On Loving Visual Arts For Its Sake
            I walked away from the highway of visual arts by coming to MIT. The problem is that today, I still have that I-am-an-empty-canvas-waiting-to-be-filled-by-acceptance mentality. Some people try to convince others that basing your identity on what other people feed you and how they grade you is not how it is in the real world. But it is—at least in visual arts.
            Some visual artists, musicians, and performing artists keep their expression completely unscathed by desires for money and fame; these people who appreciate art just for itself are remarkable and few. I have great respect for these people who keep their work completely detached from praise and financial issues, but I also have tremendous respect for people who work in commercial arts who detach their own thoughts from their product. I know too many people who give up their unique expression in art to launch ad campaigns and make deadlines for thirty grand a year.

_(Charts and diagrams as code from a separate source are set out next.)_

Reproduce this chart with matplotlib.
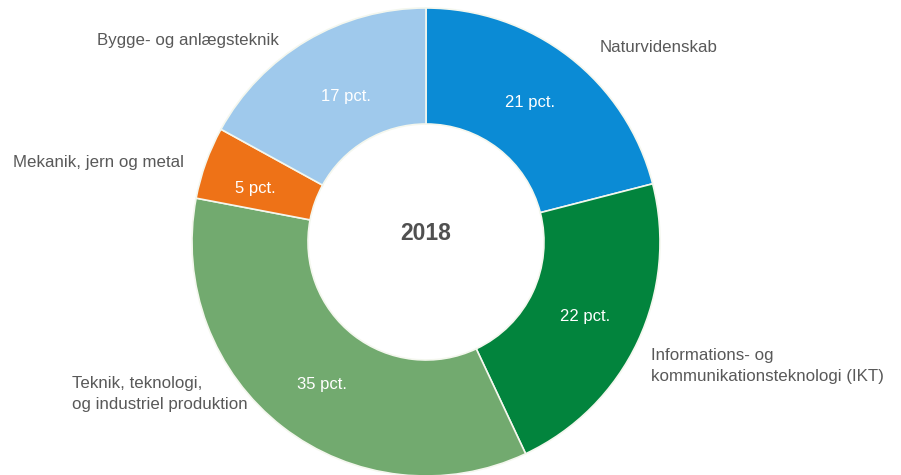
import matplotlib.pyplot as plt

# data (clockwise from 12 o'clock)
fields = ['Naturvidenskab',
          'Informations- og\nkommunikationsteknologi (IKT)',
          'Teknik, teknologi,\nog industriel produktion',
          'Mekanik, jern og metal',
          'Bygge- og anlægsteknik']
shares = [21, 22, 35, 5, 17]
colors = ['#0b8bd5', '#02843d', '#72aa6f', '#ee7217', '#9fc9ec']
year = '2018'

# label placement in pixel coords (x, y from top)
name_pos = [(600, 48), (651, 366), (72, 394), (13, 163), (97, 40)]
pct_pos = [(530, 103), (585, 316), (322, 385), (255, 188), (346, 96)]

plt.rcParams['font.family'] = ['Liberation Sans', 'DejaVu Sans']

W, H = 901, 475
fig = plt.figure(figsize=(W / 100, H / 100), dpi=100)
ax = fig.add_axes([0, 0, 1, 1])

cx, cy, R = 426, H - 242, 234
ax.pie(shares, colors=colors, startangle=90, counterclock=False,
       center=(cx, cy), radius=R, frame=True,
       wedgeprops=dict(width=R - 118, edgecolor='#f4f7ee', linewidth=1.2))
ax.set_xlim(0, W)
ax.set_ylim(0, H)
ax.set_aspect('equal')
ax.axis('off')

for name, (x, y) in zip(fields, name_pos):
    ax.text(x, H - y, name, ha='left', va='center', fontsize=12.2,
            color='#595959', linespacing=1.45)

for s, (x, y) in zip(shares, pct_pos):
    ax.text(x, H - y, f'{s} pct.', ha='center', va='center', fontsize=12,
            color='white')

ax.text(cx, H - 233, year, ha='center', va='center', fontsize=16.5,
        fontweight='bold', color='#505050')

fig.savefig('out.png', dpi=100)
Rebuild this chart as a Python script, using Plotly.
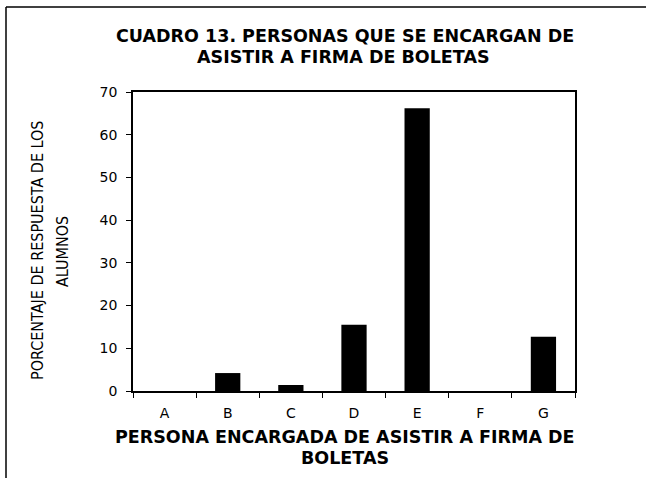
import plotly.graph_objects as go

categories = ["A", "B", "C", "D", "E", "F", "G"]
values = [0, 4.2, 1.4, 15.5, 66.2, 0, 12.7]
y_ticks = [0, 10, 20, 30, 40, 50, 60, 70]

W, H = 646, 478
L, R, T, B = 133, 71, 92, 87
PW, PH = W - L - R, H - T - B

def px(x):
    return (x - L) / PW

def py(y):
    return (H - B - y) / PH

FONT = "DejaVu Sans, Liberation Sans, Arial, sans-serif"
NARROW = "Liberation Sans Narrow, Arial Narrow, DejaVu Sans Condensed, sans-serif"
BIG = 17.5

fig = go.Figure(go.Bar(
    x=categories, y=values, width=0.4,
    marker=dict(color="black", line=dict(width=0)),
))

fig.update_layout(
    width=W, height=H,
    margin=dict(l=L, r=R, t=T, b=B),
    paper_bgcolor="white", plot_bgcolor="white",
    showlegend=False,
    font=dict(family=FONT, color="black"),
)

fig.update_yaxes(
    range=[0, 70], tickvals=y_ticks,
    showline=True, mirror=True, linecolor="black", linewidth=1.5,
    ticks="outside", ticklen=5, tickcolor="black",
    showgrid=False, zeroline=False,
    tickfont=dict(size=14, family=FONT, color="black"),
    ticklabelstandoff=6,
)
fig.update_xaxes(
    showline=True, mirror=True, linecolor="black", linewidth=1.5,
    ticks="outside", ticklen=5, tickcolor="black", tickson="boundaries",
    showgrid=False, zeroline=False,
    tickfont=dict(size=14, family=FONT, color="black"),
    ticklabelstandoff=8,
)

def text_line(txt, x, y, size=BIG, family=FONT, angle=0):
    fig.add_annotation(text=txt, xref="paper", yref="paper", x=px(x), y=py(y),
                       showarrow=False, textangle=angle,
                       xanchor="center", yanchor="middle",
                       font=dict(size=size, family=family, color="black"))

# chart title
text_line("<b>CUADRO 13. PERSONAS QUE SE ENCARGAN DE</b>", 345, 36)
text_line("<b>ASISTIR A FIRMA DE BOLETAS</b>", 343, 57)

# x-axis title
text_line("<b>PERSONA ENCARGADA DE ASISTIR A FIRMA DE</b>", 345, 437)
text_line("<b>BOLETAS</b>", 345, 458)

# y-axis title
text_line("PORCENTAJE DE RESPUESTA DE LOS", 37, 251, size=16, family=NARROW, angle=-90)
text_line("ALUMNOS", 62, 252, size=16, family=NARROW, angle=-90)

# outer frame (top and left edges visible)
fig.add_shape(type="line", xref="paper", yref="paper",
              x0=px(6), x1=px(660), y0=py(7), y1=py(7),
              line=dict(color="black", width=1.5))
fig.add_shape(type="line", xref="paper", yref="paper",
              x0=px(6), x1=px(6), y0=py(7), y1=py(490),
              line=dict(color="black", width=1.5))

fig.write_html("out.html", config={"displayModeBar": False},
               post_script="document.body.style.margin='0';")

            The bottom line is that artists are not in their profession for the money. Before artists decide to go to college for art, they have to accept that unless they have money from an outside source, they will most likely not be driving a Porsche. After all, most students make about half of the MIT tuition a year when they get out of college. They must also accept that criticism is normal and everything that they make will not be welcomed with open arms. Artists must know that competition is gruesome and their dreams and the sight of the finished product alone must be enough to satisfy them. An artist must really love visual arts.